__Stated task__
In the listing that follows, retype every line from the first through the one containing "(10,12) -- (1111,12);". Pictures are to be left out.

__Material provided__
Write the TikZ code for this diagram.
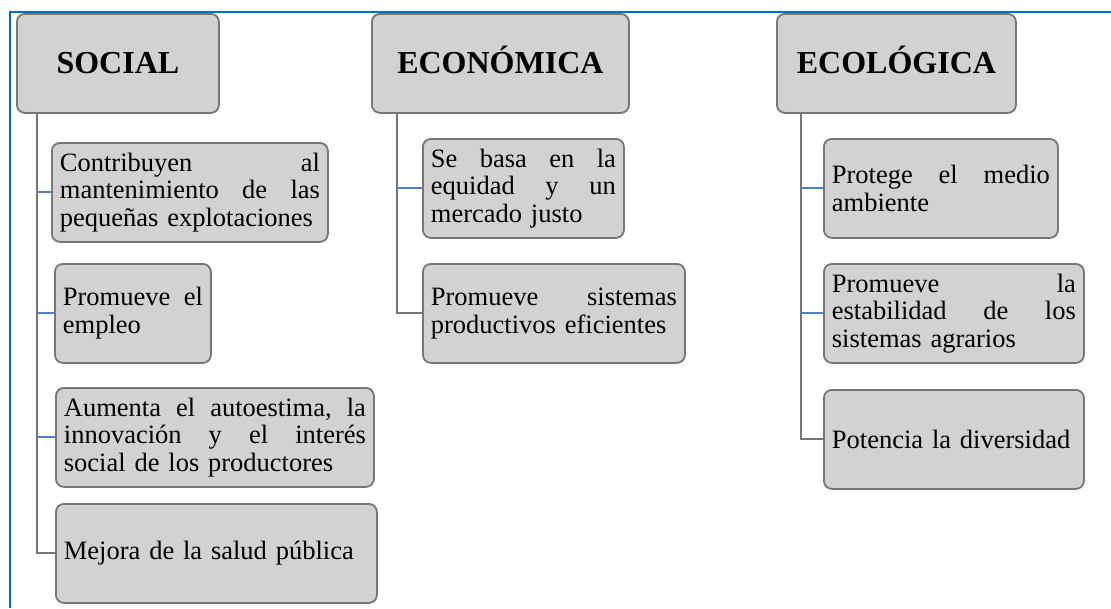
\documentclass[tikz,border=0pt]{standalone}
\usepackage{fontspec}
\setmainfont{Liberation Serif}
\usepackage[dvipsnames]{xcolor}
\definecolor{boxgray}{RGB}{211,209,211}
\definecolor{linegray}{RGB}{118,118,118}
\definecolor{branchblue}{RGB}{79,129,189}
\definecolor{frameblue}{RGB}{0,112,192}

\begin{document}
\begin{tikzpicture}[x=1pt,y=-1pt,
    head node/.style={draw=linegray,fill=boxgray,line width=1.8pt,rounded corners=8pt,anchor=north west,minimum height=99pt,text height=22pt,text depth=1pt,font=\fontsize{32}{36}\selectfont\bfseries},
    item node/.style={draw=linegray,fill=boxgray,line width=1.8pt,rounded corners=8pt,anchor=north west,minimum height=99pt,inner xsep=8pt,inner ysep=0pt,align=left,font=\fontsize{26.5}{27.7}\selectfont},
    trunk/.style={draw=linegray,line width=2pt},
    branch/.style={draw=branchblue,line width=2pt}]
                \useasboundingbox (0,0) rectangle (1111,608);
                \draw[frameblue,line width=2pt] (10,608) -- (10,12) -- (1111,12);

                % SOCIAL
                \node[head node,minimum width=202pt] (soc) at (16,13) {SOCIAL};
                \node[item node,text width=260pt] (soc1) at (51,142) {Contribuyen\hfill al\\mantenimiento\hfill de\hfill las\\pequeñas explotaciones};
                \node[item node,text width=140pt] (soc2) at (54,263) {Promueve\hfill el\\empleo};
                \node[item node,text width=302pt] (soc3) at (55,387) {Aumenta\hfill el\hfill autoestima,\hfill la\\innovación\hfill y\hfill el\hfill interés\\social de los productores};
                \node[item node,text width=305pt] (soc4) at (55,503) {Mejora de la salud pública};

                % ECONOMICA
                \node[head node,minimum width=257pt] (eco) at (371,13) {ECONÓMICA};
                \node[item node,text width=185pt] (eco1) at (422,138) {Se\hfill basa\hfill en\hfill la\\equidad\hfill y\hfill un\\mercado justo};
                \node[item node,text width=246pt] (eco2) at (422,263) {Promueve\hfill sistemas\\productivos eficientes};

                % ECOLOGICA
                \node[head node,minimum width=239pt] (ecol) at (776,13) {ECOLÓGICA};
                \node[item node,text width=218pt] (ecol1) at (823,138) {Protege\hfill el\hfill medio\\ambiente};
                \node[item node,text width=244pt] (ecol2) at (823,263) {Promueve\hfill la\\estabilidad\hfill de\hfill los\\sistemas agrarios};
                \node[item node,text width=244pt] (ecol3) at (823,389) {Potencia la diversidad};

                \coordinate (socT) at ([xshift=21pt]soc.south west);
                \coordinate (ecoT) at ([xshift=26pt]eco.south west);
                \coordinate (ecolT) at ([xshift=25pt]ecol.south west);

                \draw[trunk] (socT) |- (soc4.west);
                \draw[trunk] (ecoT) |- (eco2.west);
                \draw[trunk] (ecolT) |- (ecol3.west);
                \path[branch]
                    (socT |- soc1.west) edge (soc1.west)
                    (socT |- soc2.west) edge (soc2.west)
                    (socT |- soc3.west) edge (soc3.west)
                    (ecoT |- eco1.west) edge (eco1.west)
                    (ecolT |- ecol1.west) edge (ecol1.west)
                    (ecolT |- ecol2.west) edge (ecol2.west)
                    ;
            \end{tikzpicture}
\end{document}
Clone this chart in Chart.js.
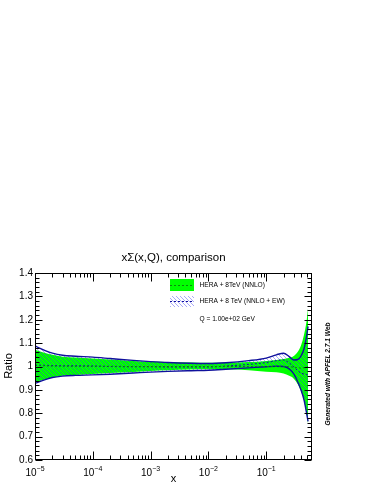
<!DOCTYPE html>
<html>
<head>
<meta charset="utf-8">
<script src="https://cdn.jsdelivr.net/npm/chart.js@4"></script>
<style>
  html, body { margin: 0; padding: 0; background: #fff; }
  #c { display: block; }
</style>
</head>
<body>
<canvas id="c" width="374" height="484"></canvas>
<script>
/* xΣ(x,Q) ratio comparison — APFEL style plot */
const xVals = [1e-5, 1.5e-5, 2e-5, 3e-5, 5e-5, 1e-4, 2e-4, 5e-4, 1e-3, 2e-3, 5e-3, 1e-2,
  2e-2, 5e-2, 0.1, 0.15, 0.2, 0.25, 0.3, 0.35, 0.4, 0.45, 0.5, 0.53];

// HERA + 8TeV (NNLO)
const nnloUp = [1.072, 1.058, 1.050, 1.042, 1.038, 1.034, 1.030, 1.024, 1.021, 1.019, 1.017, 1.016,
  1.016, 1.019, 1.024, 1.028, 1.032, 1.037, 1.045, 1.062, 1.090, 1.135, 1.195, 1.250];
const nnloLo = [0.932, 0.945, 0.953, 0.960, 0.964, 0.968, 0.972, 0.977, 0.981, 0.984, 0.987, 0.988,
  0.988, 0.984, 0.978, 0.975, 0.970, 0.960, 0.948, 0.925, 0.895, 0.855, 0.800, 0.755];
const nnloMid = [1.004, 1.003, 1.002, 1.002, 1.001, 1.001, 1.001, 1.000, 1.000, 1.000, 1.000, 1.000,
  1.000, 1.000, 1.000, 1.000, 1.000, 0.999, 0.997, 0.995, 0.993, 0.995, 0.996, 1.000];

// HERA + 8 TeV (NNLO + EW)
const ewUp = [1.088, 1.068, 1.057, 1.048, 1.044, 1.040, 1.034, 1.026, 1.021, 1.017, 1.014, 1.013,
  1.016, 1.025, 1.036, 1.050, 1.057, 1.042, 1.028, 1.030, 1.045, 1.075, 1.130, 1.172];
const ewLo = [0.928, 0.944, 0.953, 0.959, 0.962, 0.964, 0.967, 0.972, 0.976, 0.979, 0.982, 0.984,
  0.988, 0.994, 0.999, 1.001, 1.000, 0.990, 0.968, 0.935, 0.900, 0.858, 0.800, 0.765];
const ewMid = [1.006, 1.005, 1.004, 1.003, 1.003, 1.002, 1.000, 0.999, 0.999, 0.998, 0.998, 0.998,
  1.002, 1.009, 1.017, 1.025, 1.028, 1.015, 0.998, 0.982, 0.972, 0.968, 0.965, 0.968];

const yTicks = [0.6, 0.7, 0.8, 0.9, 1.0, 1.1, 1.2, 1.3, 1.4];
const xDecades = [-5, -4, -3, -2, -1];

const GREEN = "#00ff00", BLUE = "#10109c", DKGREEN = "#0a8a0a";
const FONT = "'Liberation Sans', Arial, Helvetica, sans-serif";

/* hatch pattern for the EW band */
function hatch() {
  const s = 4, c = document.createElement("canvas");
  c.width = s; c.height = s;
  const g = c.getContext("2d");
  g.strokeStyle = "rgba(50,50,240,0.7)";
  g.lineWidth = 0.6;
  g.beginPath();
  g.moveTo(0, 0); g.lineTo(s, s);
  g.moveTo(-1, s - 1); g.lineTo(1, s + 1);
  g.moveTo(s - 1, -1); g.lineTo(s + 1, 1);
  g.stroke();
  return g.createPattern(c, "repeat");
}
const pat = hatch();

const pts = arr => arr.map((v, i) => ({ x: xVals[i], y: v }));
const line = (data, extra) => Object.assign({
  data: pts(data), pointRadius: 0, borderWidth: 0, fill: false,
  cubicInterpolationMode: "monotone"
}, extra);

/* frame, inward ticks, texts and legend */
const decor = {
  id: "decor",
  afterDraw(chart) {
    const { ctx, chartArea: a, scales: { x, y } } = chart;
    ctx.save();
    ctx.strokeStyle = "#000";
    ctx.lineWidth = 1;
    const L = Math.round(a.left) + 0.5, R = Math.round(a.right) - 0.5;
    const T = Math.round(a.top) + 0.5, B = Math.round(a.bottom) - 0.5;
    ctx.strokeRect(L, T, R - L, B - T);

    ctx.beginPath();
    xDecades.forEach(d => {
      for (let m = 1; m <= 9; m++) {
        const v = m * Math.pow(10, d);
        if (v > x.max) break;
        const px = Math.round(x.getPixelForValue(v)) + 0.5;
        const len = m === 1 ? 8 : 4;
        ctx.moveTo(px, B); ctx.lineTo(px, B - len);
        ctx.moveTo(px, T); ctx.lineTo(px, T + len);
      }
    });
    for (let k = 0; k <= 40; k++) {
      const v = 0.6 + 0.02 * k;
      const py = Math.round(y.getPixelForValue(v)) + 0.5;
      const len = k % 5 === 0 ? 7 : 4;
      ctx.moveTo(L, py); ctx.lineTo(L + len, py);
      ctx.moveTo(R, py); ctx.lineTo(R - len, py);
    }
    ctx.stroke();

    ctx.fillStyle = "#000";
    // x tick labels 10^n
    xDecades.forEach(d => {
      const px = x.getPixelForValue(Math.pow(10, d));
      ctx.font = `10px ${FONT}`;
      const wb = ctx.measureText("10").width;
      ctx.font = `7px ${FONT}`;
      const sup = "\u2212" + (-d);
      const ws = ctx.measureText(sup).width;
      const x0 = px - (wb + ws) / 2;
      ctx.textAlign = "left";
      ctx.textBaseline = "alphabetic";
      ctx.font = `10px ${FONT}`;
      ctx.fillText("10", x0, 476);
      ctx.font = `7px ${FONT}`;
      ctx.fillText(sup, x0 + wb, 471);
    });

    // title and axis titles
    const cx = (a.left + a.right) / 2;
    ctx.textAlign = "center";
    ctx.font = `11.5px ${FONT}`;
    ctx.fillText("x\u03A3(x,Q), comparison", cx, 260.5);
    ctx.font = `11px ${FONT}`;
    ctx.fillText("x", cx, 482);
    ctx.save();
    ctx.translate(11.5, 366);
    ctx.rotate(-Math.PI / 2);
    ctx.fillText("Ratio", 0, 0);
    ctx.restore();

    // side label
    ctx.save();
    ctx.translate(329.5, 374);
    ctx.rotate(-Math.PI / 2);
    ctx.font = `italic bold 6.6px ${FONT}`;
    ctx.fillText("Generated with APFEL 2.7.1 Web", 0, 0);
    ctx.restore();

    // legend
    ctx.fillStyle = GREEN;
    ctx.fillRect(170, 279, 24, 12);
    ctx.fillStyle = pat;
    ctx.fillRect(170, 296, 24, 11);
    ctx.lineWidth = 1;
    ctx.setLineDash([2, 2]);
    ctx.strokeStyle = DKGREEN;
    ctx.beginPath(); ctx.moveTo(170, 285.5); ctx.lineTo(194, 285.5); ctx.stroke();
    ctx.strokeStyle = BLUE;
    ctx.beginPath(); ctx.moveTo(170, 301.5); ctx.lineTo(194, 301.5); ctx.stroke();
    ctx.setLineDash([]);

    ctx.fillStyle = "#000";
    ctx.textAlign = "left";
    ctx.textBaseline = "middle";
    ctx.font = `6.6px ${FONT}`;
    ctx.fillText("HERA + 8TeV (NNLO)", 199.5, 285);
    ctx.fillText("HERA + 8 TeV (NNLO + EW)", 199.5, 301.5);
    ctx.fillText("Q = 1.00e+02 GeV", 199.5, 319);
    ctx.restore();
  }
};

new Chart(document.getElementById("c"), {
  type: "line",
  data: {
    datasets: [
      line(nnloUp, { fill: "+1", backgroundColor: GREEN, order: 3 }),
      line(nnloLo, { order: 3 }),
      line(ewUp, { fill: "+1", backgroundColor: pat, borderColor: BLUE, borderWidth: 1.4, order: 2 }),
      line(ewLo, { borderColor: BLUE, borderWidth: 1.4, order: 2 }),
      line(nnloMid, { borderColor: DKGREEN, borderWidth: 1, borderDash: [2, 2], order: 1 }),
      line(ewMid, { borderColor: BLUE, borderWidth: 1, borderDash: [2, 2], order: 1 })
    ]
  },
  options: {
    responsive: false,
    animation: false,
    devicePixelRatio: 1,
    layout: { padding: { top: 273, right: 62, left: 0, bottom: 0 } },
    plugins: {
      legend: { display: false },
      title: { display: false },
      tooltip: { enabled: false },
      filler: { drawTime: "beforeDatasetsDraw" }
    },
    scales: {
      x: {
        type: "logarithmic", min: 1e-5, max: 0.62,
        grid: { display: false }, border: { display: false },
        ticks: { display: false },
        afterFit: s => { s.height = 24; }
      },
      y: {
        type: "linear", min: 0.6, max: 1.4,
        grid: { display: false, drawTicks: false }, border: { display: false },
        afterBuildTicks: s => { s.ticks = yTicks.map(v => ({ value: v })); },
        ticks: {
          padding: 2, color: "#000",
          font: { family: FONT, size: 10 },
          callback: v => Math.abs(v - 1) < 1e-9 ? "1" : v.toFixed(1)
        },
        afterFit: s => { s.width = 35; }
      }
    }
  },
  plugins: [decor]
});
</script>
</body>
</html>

__Exercise solution__
Write the TikZ code for this diagram.
\documentclass[tikz,border=0pt]{standalone}
\usepackage{fontspec}
\setmainfont{Liberation Serif}
\usepackage[dvipsnames]{xcolor}
\definecolor{boxgray}{RGB}{211,209,211}
\definecolor{linegray}{RGB}{118,118,118}
\definecolor{branchblue}{RGB}{79,129,189}
\definecolor{frameblue}{RGB}{0,112,192}

\begin{document}
\begin{tikzpicture}[x=1pt,y=-1pt,
    head node/.style={draw=linegray,fill=boxgray,line width=1.8pt,rounded corners=8pt,anchor=north west,minimum height=99pt,text height=22pt,text depth=1pt,font=\fontsize{32}{36}\selectfont\bfseries},
    item node/.style={draw=linegray,fill=boxgray,line width=1.8pt,rounded corners=8pt,anchor=north west,minimum height=99pt,inner xsep=8pt,inner ysep=0pt,align=left,font=\fontsize{26.5}{27.7}\selectfont},
    trunk/.style={draw=linegray,line width=2pt},
    branch/.style={draw=branchblue,line width=2pt}]
                \useasboundingbox (0,0) rectangle (1111,608);
                \draw[frameblue,line width=2pt] (10,608) -- (10,12) -- (1111,12);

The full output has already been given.